Category: Main Dishes

Yield: 8, 2 tacos per serving

Ingredients

1 medium carrot, small sweet potato, or small zucchini

¼ medium head lettuce

2 large tomatoes

4 ounces low-fat cheddar cheese

1 (15½-ounce) can low-sodium pinto beans

Non-stick cooking spray

1 pound lean ground turkey

1 (15½-ounce) can chopped or crushed tomatoes, no salt added

1 Tablespoon chili powder

1 teaspoon garlic powder

1 teaspoon dried oregano

½ teaspoon salt

½ teaspoon ground black pepper

16 taco shells  

Instructions

  1. Rinse, peel, and grate carrot, sweet potato, or zucchini (if using zucchini, grate but do not peel). Squeeze dry with paper towels.
  2. Rinse and shred lettuce.
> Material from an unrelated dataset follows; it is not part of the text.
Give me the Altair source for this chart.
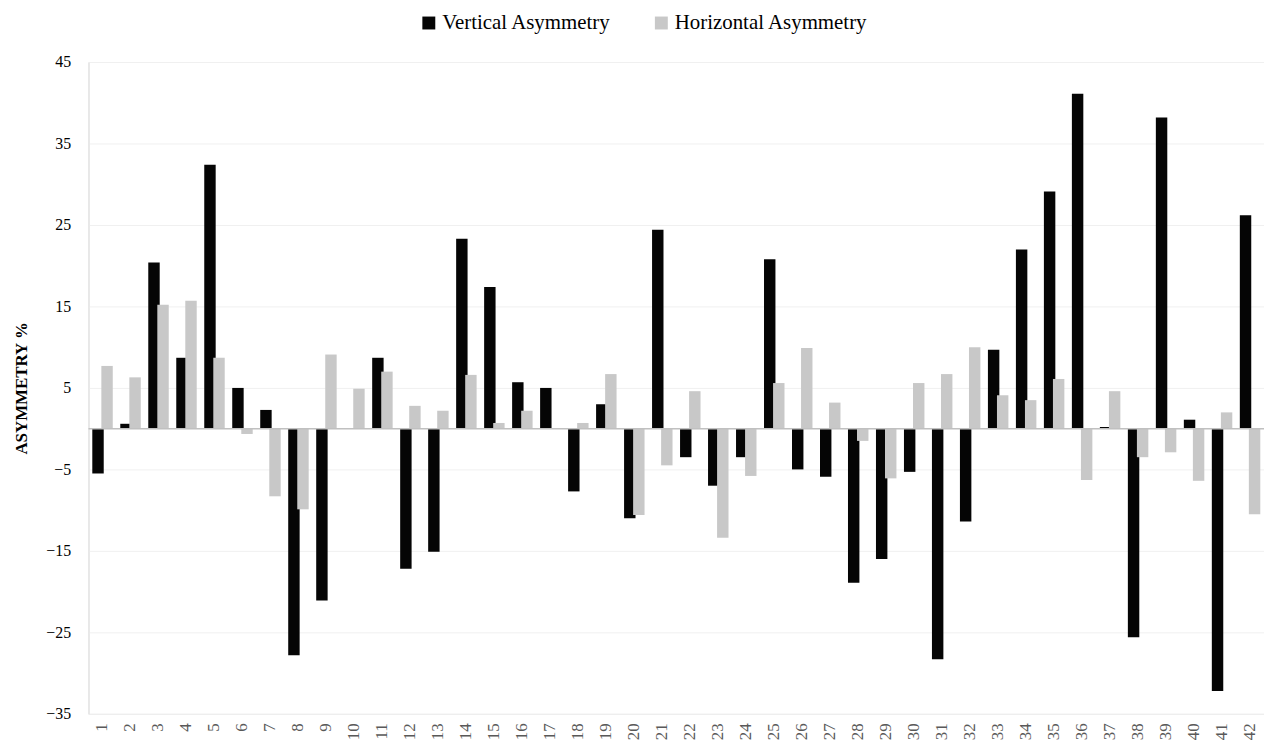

Rinse, core, and chop tomatoes.
  3. Grate cheese.
  4. In a colander, drain and rinse beans.
  5. Coat a large skillet with non-stick cooking spray. Heat over medium high heat. Add turkey and brown.
  6. Add grated veggies, beans, canned tomatoes, chili powder, garlic powder, oregano, salt, and black pepper. Stir well.
  7. Reduce heat to medium. Cook until thickened, about 20 minutes.
  8. Add 2 Tablespoons cooked meat mixture to each taco shell. Top each with 1 Tablespoon grated cheese, 1 Tablespoon shredded lettuce, and 1 Tablespoon fresh tomatoes.